_DATA_:
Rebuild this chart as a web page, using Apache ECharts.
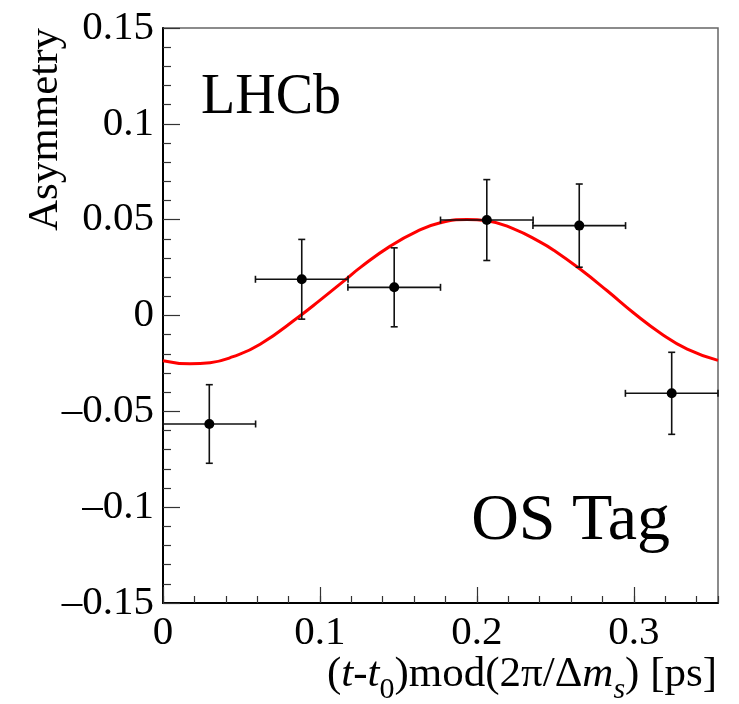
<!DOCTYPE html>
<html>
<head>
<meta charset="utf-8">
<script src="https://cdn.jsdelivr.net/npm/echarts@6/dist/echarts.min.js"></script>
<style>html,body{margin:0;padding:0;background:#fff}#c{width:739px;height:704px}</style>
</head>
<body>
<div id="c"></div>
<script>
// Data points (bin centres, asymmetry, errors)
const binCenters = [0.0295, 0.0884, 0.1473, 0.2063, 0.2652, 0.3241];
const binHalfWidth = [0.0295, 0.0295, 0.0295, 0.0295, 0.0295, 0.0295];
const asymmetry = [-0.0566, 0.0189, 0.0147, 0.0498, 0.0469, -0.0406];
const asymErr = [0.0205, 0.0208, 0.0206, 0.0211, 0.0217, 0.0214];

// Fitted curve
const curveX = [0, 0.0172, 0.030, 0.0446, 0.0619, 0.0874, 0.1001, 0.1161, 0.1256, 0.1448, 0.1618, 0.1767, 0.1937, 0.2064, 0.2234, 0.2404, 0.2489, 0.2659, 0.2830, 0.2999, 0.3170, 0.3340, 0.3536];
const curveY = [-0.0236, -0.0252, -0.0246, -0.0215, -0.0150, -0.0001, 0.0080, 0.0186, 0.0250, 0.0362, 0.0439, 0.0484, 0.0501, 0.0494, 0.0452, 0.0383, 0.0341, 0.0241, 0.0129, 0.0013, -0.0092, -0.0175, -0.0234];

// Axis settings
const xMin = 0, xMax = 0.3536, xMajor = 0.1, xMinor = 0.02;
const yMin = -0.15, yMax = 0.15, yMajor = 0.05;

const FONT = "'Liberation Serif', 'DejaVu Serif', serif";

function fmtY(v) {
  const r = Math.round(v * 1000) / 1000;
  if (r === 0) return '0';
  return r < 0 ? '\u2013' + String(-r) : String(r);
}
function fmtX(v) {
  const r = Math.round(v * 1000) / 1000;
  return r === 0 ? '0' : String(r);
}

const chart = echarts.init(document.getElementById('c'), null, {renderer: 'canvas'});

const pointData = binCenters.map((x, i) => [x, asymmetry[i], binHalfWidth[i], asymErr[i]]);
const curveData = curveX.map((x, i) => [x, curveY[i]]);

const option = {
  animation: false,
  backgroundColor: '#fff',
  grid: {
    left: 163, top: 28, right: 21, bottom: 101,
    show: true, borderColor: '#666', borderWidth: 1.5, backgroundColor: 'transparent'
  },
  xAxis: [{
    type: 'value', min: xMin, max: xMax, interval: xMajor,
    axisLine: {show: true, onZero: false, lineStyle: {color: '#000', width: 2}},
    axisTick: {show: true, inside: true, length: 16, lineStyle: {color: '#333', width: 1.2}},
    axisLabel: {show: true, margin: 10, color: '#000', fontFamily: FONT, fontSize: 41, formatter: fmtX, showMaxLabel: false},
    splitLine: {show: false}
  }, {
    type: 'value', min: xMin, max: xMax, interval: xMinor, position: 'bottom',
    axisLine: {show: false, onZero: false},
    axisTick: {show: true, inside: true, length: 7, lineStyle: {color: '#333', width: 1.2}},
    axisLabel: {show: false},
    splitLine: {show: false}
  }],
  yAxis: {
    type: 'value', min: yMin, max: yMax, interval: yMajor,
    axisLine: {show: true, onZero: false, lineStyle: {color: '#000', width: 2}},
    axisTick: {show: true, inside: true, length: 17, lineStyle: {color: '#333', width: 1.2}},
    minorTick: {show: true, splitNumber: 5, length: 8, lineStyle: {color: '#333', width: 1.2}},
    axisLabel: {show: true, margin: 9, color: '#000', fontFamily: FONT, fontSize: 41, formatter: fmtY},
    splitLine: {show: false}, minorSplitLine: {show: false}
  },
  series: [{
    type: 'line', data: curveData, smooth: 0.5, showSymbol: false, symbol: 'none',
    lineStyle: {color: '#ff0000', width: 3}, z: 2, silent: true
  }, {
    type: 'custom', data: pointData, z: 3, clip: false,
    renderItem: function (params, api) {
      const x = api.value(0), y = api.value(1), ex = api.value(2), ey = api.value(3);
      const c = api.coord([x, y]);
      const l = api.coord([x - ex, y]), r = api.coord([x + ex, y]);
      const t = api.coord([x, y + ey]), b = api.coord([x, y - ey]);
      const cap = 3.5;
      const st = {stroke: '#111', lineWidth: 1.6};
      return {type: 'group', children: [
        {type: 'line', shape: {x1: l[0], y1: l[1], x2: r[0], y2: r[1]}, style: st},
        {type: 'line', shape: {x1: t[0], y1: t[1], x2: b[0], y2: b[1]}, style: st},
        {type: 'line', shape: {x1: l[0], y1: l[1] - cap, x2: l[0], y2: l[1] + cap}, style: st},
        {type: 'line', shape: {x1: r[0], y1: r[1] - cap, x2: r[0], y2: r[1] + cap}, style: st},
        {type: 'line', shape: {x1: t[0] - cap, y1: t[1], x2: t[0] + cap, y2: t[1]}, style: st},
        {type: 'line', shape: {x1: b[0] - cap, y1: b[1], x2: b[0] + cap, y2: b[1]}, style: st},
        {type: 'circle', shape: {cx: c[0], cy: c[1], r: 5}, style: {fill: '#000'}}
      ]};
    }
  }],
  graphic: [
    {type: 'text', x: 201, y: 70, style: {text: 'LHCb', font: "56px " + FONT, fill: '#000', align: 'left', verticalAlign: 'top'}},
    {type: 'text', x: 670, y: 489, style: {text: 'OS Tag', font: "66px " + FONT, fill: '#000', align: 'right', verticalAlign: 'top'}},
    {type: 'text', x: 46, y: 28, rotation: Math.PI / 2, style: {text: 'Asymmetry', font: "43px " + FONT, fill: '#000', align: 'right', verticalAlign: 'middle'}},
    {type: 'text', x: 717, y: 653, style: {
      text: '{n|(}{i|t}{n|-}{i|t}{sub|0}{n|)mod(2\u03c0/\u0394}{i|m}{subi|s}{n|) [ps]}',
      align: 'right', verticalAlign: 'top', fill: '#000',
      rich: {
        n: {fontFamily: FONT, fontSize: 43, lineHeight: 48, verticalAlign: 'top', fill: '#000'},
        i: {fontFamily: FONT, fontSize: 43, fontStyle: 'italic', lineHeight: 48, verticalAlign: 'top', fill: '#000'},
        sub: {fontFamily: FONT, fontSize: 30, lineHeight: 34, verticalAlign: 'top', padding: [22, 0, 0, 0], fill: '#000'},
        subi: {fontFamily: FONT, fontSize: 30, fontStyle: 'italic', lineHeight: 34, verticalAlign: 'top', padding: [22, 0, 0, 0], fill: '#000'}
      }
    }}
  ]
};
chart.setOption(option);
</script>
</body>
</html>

_AIM_:
Transcribe exactly, with no pictures, the lines running from the first line of the material through the line holding "const yMin = -0.15, yMax".

_EXERCISE SOLUTION_:
Rebuild this chart as a web page, using Apache ECharts.
<!DOCTYPE html>
<html>
<head>
<meta charset="utf-8">
<script src="https://cdn.jsdelivr.net/npm/echarts@6/dist/echarts.min.js"></script>
<style>html,body{margin:0;padding:0;background:#fff}#c{width:739px;height:704px}</style>
</head>
<body>
<div id="c"></div>
<script>
// Data points (bin centres, asymmetry, errors)
const binCenters = [0.0295, 0.0884, 0.1473, 0.2063, 0.2652, 0.3241];
const binHalfWidth = [0.0295, 0.0295, 0.0295, 0.0295, 0.0295, 0.0295];
const asymmetry = [-0.0566, 0.0189, 0.0147, 0.0498, 0.0469, -0.0406];
const asymErr = [0.0205, 0.0208, 0.0206, 0.0211, 0.0217, 0.0214];

// Fitted curve
const curveX = [0, 0.0172, 0.030, 0.0446, 0.0619, 0.0874, 0.1001, 0.1161, 0.1256, 0.1448, 0.1618, 0.1767, 0.1937, 0.2064, 0.2234, 0.2404, 0.2489, 0.2659, 0.2830, 0.2999, 0.3170, 0.3340, 0.3536];
const curveY = [-0.0236, -0.0252, -0.0246, -0.0215, -0.0150, -0.0001, 0.0080, 0.0186, 0.0250, 0.0362, 0.0439, 0.0484, 0.0501, 0.0494, 0.0452, 0.0383, 0.0341, 0.0241, 0.0129, 0.0013, -0.0092, -0.0175, -0.0234];

// Axis settings
const xMin = 0, xMax = 0.3536, xMajor = 0.1, xMinor = 0.02;
const yMin = -0.15, yMax = 0.15, yMajor = 0.05;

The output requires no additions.